_Information shown_.
:::
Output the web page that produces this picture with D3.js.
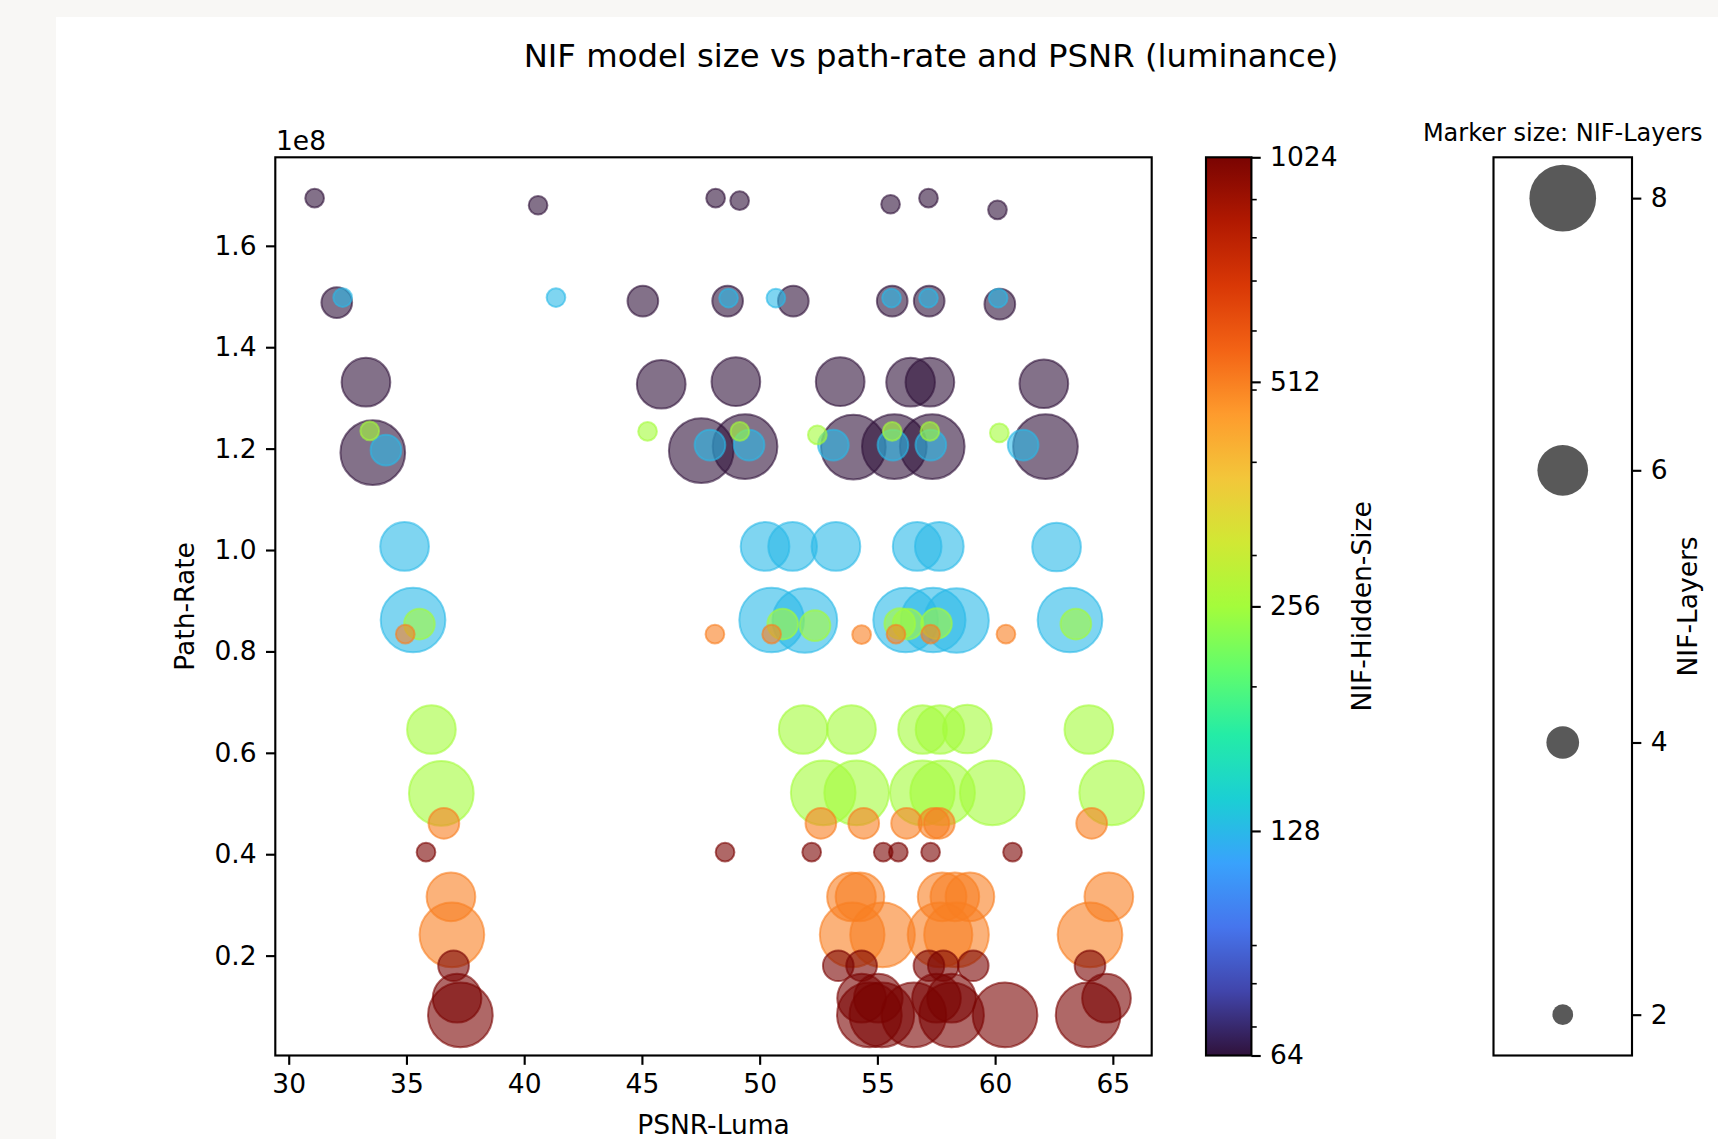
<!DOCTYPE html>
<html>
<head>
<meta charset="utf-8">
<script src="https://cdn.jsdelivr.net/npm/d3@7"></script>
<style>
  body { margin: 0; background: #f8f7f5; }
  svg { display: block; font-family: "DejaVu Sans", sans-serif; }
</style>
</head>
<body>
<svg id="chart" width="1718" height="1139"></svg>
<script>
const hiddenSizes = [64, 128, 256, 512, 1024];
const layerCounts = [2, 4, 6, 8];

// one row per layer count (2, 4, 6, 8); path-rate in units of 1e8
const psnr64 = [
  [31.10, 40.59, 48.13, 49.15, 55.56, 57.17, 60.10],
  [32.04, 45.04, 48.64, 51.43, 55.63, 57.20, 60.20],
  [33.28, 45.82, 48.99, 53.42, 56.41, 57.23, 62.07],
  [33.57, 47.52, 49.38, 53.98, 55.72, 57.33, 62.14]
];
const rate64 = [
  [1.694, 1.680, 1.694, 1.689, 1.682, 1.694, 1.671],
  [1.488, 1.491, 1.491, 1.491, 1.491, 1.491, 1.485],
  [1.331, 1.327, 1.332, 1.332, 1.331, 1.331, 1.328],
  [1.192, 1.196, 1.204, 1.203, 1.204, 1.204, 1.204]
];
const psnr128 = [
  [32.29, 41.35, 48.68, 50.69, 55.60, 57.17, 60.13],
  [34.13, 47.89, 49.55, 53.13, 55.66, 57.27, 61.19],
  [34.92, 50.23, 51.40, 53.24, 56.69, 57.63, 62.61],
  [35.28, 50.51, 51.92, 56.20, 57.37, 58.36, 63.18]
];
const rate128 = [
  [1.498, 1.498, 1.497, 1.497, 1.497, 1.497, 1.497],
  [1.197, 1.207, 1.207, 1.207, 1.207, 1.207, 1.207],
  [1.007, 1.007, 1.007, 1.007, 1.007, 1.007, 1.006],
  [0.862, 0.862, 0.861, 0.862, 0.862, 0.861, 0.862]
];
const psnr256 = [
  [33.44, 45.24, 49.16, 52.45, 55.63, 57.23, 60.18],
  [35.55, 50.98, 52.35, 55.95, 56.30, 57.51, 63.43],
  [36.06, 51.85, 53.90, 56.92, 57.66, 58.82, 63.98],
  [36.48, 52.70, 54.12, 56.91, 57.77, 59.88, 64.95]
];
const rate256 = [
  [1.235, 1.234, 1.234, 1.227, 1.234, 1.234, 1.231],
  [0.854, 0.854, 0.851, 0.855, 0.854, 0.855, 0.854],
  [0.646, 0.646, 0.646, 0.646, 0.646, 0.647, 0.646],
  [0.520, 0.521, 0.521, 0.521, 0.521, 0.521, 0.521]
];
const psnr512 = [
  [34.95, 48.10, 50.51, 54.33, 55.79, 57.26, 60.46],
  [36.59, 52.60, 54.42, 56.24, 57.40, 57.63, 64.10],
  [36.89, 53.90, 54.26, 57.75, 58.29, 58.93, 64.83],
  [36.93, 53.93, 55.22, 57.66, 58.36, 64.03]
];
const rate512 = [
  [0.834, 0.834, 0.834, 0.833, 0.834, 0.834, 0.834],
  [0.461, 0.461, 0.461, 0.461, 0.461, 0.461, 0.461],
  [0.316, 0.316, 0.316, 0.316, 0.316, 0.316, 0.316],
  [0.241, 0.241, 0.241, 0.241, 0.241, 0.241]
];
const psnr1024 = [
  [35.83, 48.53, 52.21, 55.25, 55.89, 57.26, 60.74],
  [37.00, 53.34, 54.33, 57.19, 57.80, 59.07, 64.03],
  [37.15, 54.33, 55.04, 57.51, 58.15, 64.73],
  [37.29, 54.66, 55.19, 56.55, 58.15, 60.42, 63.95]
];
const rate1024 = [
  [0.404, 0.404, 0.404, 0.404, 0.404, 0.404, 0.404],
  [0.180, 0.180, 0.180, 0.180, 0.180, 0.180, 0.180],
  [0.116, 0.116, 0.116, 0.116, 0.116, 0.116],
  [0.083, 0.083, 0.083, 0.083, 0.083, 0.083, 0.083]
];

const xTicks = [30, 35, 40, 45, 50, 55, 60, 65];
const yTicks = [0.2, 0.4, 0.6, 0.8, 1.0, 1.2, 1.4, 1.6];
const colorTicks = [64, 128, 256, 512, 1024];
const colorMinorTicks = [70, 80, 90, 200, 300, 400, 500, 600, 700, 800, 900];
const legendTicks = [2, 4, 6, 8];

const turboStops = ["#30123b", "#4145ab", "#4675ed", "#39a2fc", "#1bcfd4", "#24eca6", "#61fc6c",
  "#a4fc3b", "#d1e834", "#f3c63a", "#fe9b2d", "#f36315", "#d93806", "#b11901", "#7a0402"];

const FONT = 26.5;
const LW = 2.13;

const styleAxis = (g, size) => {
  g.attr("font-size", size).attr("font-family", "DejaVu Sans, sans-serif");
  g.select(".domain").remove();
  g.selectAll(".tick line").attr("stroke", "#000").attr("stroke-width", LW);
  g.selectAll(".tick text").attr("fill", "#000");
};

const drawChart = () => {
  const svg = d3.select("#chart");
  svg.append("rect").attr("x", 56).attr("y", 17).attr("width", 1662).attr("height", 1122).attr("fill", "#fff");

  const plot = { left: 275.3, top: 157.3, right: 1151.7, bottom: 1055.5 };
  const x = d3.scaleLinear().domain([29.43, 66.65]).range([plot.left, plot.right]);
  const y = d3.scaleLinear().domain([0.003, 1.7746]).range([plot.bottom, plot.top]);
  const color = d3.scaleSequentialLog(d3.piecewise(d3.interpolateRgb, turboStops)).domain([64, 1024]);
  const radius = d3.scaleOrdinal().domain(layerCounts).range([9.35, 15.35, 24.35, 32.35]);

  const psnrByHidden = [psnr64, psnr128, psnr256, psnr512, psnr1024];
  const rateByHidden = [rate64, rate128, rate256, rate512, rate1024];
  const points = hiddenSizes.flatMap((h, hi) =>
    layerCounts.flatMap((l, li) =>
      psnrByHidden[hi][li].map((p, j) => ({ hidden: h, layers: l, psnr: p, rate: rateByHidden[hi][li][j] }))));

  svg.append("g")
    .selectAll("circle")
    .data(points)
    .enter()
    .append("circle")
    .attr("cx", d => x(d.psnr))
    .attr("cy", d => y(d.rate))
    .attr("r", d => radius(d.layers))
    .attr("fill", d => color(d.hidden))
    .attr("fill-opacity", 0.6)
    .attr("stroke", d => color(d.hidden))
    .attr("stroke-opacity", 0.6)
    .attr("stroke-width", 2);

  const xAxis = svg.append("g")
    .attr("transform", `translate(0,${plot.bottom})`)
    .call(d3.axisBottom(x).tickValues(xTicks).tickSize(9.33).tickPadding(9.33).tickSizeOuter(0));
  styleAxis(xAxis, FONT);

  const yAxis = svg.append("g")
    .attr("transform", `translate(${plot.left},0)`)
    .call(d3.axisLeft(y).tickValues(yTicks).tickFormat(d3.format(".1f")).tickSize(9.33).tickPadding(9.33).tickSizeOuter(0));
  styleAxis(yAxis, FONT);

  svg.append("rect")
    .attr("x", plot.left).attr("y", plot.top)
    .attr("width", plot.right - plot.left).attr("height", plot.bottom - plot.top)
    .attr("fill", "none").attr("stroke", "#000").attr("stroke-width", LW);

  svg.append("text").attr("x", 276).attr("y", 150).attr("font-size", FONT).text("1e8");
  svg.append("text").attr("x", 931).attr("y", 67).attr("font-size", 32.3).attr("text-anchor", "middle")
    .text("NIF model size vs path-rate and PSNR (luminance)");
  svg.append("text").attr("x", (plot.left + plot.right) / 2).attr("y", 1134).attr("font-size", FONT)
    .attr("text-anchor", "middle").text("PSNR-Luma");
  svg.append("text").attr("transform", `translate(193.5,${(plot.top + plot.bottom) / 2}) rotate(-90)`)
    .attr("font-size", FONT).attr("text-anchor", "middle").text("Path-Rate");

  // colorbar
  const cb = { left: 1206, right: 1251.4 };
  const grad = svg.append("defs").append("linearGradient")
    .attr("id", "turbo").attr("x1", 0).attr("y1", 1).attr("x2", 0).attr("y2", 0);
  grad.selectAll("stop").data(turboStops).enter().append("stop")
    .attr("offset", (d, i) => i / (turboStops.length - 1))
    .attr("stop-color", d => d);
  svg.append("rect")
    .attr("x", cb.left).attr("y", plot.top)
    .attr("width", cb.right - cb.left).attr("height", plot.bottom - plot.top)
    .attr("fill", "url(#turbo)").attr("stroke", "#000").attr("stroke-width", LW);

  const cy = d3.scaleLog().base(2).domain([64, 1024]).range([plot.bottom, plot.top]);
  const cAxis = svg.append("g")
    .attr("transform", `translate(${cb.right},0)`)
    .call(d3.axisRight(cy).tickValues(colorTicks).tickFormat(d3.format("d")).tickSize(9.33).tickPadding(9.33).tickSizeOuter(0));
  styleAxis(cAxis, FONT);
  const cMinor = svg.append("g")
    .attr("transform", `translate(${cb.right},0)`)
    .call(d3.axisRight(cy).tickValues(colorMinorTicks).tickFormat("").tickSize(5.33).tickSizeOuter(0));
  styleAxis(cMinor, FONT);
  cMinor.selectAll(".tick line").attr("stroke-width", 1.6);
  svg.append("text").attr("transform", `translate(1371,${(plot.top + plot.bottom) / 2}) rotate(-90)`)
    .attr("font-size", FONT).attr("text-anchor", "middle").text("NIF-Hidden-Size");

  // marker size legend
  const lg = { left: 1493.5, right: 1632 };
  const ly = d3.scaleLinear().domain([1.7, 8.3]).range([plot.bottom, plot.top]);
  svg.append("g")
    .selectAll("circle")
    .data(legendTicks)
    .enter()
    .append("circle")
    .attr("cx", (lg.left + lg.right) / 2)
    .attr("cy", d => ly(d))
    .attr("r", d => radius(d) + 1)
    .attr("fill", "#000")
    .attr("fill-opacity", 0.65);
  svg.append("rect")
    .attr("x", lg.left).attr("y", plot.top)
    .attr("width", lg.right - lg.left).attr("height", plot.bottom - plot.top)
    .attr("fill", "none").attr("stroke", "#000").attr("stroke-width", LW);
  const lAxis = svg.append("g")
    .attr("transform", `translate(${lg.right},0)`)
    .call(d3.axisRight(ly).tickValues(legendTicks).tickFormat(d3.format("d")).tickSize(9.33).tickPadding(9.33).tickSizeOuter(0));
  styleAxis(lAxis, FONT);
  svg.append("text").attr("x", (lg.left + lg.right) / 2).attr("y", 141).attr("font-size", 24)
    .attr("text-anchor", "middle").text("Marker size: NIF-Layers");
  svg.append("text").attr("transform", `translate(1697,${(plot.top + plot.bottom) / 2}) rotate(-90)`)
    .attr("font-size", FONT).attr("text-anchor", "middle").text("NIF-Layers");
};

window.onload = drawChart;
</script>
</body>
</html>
:::
_What the task requires_. Copy nothing but the lines from the top of the material through the line holding "const layerCounts = [2, 4, 6, 8];", exactly as written; omit pictures.

_Correct result_.
Output the web page that produces this picture with D3.js.
<!DOCTYPE html>
<html>
<head>
<meta charset="utf-8">
<script src="https://cdn.jsdelivr.net/npm/d3@7"></script>
<style>
  body { margin: 0; background: #f8f7f5; }
  svg { display: block; font-family: "DejaVu Sans", sans-serif; }
</style>
</head>
<body>
<svg id="chart" width="1718" height="1139"></svg>
<script>
const hiddenSizes = [64, 128, 256, 512, 1024];
const layerCounts = [2, 4, 6, 8];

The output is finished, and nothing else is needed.